Beer drinking – the third way

From October 1, changes in weights and measures legislation will see the legal introduction of the 2/3 pint. Solicitor Stephen McGowan wonders if it will change the Scots’ drinking habits

OCTOBER 1 2011 is shaping up to be an interesting date for the licensed trade in Scotland. It’s when a range of new licence conditions come into force, including ‘challenge 25’, the updated regulation on age-restricted sales.
It’s also just been confirmed that it’s the date new weights and measures rules come into force, bringing about the legalisation of the 2/3 pint.
The changes are enshrined in the snappily-titled Weights and Measures (Specified Quantities) (Unwrapped Bread and Intoxicating Liquor) Order 2011.
There are three key changes to weights and measures law: as well as introducing the 2/3 pint, wine ‘samples’ will be legalised, allowing wine to be sold in quantities under 75ml; and fortified wine will only be allowed in measures of 50ml and 70ml.
There has been a backtrack on new rules for brandy, with proposals dropped from the final order.
The 2/3 pint is a measure commonly used in other parts of the world, for example in Australia, where it is often referred to as a ‘schooner’.
In hotter climes the 2/3 pint is popular because the larger the measure, the more likely it will lose its chill in the sun.
Such logic is not the driving force behind its introduction in the UK, notwithstanding the fact our summers aren’t usually as warm as Australia’s.
What the government is focusing on here is persuading people to drink less.
Why drink a full pint when your thirst could be quenched with two-thirds?
I should emphasise the 2/3 pint is not becoming mandatory as of October 1 – it will be up to operators to decide whether or not to stock the new glassware and offer it to customers.
I have always had some difficulty with the idea of the 2/3 pint.

The coalition was not convinced of the need to move brandy into the ‘big four’ of whisky, vodka, gin and rum.

While I have no quarrel with the aim of reducing alcohol harm in Scotland, it seems to me the vast majority of social drinkers will not drink less, but simply order more 2/3 pints.
It will also lead to confusion, I fear, for the bartenders who may have to listen very keenly over the bar to the following type of order: ‘Can I please have a pint of lager, one two thirds pint of cider, two two thirds lager tops and half a beer shandy’.
Having said that there might be some appetite for the ‘smaller pint’ in Scotland.

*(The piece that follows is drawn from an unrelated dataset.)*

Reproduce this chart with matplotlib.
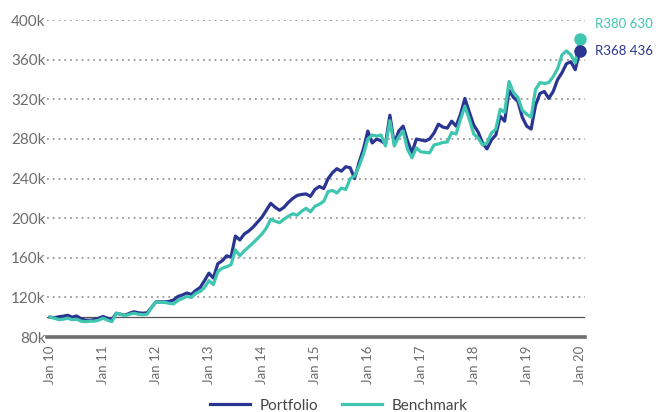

For example, it’s been suggested the measure might be popular for real ale brewers and stockists looking to target the female market.
Time will tell, I guess.
On wine, the current by the glass measures are 125ml and 175ml (or multiples of either), but wine in a quantity below 75ml will be allowed from October 1.

The 2/3 pint is not becoming mandatory – it will be up to operators to decide to offer it.

The aim of this change is to remove any difficulty over offering wine samples, for example in events like ‘wine flights’ – tastings of a showcase or selection of wines which are sometimes used for educational purposes as well as general enjoyment.
Operators engaging in any such activity in Scotland, however, should always be mindful of the rules concerning ‘irresponsible promotions’ under the Licensing (Scotland) Act 2005.
The current legislation for wines applies equally to fortified wines – that is, measures of 125ml or 175ml.
But it has been judged that those measures no longer represent modern trends of alcohol consumption and current trade practice, so new measures of 50ml and 70ml will apply from October 1.
The original proposals included elevating brandy to the ‘big four’ (whisky, vodka, gin and rum), which would have meant it could only be to sold in quantities of 25ml or 35ml, but that has not made the final order.
It may surprise some people to learn that the 25ml and 35ml rule does not apply to brandy (or indeed any other spirit apart from the big four).
However, the National Measurement Office has confirmed the proposal to move brandy into the big four was dropped because the coalition government was not convinced there was sufficient evidence to justify the change.

(Image: McGowan remains to be convinced that smaller glasses will lead to people drinking less.)